Addressing mmap's random memory allocation for efficient data sharing across processes

83 Views Asked by At

I'm working on a project where I need to load a large array into memory, construct various indexes and derivative data, and, after complete loading and processing, ensure maximum speed of access to this data from other processes without the overhead of using SQL/NoSQL and Inter-Process Communication (IPC). Additionally, the process that utilizes these processed data needs to start almost instantly.

Is it feasible to use mmap as a replacement for the heap in this scenario to achieve rapid access to memory data created by another process without needing to reprocess it?

Furthermore, I'm facing a challenge with the dynamic allocation of addresses by mmap, which allocates random addresses in the address space.

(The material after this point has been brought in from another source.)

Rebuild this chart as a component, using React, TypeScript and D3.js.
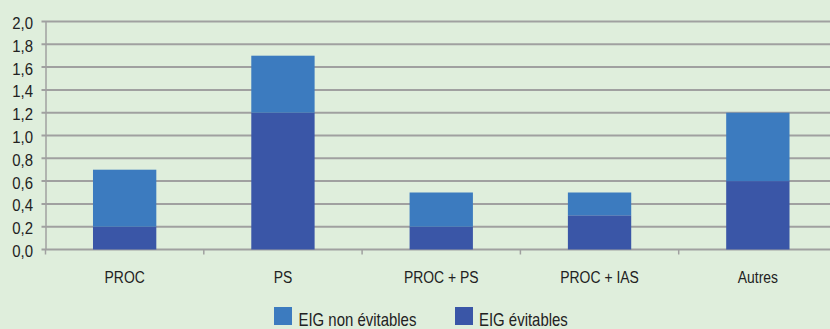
import React from 'react';
import * as d3 from 'd3';

const categories = ['PROC', 'PS', 'PROC + PS', 'PROC + IAS', 'Autres'];
const evitables = [0.2, 1.2, 0.2, 0.3, 0.6];
const nonEvitables = [0.5, 0.5, 0.3, 0.2, 0.6];
const yTicks = [0, 0.2, 0.4, 0.6, 0.8, 1.0, 1.2, 1.4, 1.6, 1.8, 2.0];
const seriesNames = ['EIG non évitables', 'EIG évitables'];

const W = 830;
const H = 329;
const BG = '#dfeedc';
const LIGHT = '#3c7bbf';
const DARK = '#3a56a7';
const GRID = '#a0a0a0';
const FONT = '"Liberation Sans", Arial, sans-serif';

// condensed text, the source used a narrow face
const NText: React.FC<{ x: number; y: number; size: number; sx: number; anchor?: string; children: React.ReactNode }> =
  ({ x, y, size, sx, anchor = 'start', children }) => (
    <text transform={`translate(${x},${y}) scale(${sx},1)`} textAnchor={anchor}
      fontFamily={FONT} fontSize={size} fill="#222">{children}</text>
  );

const App: React.FC = () => {
  const x = d3.scaleBand<string>().domain(categories).range([45.5, 837]).paddingInner(0.6).paddingOuter(0.3);
  const band = d3.scaleBand<string>().domain(categories).range([45.5, 837]);
  const y = d3.scaleLinear().domain([0, 2]).range([249.5, 21.5]);
  const fmt = (v: number) => v.toFixed(1).replace('.', ',');

  const rows = categories.map((c, i) => ({ c, ev: evitables[i], nev: nonEvitables[i] }));

  return (
    <svg width={W} height={H} style={{ position: 'absolute', left: 0, top: 0, background: BG }}>
      <rect x={0} y={0} width={W} height={H} fill={BG} />
      {/* grid + y ticks */}
      {yTicks.map(t => (
        <g key={t}>
          <line x1={41.5} x2={W} y1={y(t)} y2={y(t)} stroke={GRID} strokeWidth={2} />
          <NText x={33} y={y(t) + 7.5} size={17} sx={0.88} anchor="end">{fmt(t)}</NText>
        </g>
      ))}
      <line x1={46} x2={46} y1={y(2)} y2={y(0)} stroke={GRID} strokeWidth={1.5} />
      {/* category ticks */}
      {categories.map(c => (
        <line key={c} x1={band(c)!} x2={band(c)!} y1={y(0)} y2={y(0) + 5} stroke={GRID} strokeWidth={1.5} />
      ))}
      {/* bars */}
      {rows.map(r => (
        <g key={r.c}>
          <rect x={x(r.c)} width={x.bandwidth()} y={y(r.ev)} height={y(0) - y(r.ev)} fill={DARK} />
          <rect x={x(r.c)} width={x.bandwidth()} y={y(r.ev + r.nev)} height={y(r.ev) - y(r.ev + r.nev)} fill={LIGHT} />
          <NText x={x(r.c)! + x.bandwidth() / 2} y={283} size={17} sx={0.82} anchor="middle">{r.c}</NText>
        </g>
      ))}
      {/* legend */}
      <rect x={274} y={307} width={18} height={18} fill={LIGHT} />
      <NText x={298.5} y={326} size={18} sx={0.83}>{seriesNames[0]}</NText>
      <rect x={455} y={307} width={18} height={18} fill={DARK} />
      <NText x={479} y={326} size={18} sx={0.83}>{seriesNames[1]}</NText>
    </svg>
  );
};

export default App;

Is there a way to alter the behavior of mmap in this regard? Should I consider using some form of indexes or offsets? Or is there an entirely different approach that would be more suitable for this task?

2

There are 2 best solutions below

1
rostamn739 On BEST ANSWER

One can use a shared memory framework for what you describe. I see C tag but if C++/Boost is an option, one can use Boost.Interprocess which takes care of synthetic pointers and DSM segment allocation for you.

I don't see the application point of memfd mentioned in previous answer as a normal dynamic shared memory is totally applicable in your scenario. It's just a tmpfs backed regular file in Linux.

0
Tanmay Patil On

mmap would solve your problem. Its behaviour is exactly what you need.

The address provided by mmap is the virtual memory address local to your process. Regard it as base address and use offsets for accessing contents.

When you mmap same file in a different process, it would give another address which would be virtual memory address local to the new process. Again regard that address as base address for accesses from new process and work with offsets as before.

Filesystem will make the data accessible to all processes via file name. If you don't want the data accessible to other processes you can use memfd_create and send file descriptor using other IPC mechanism.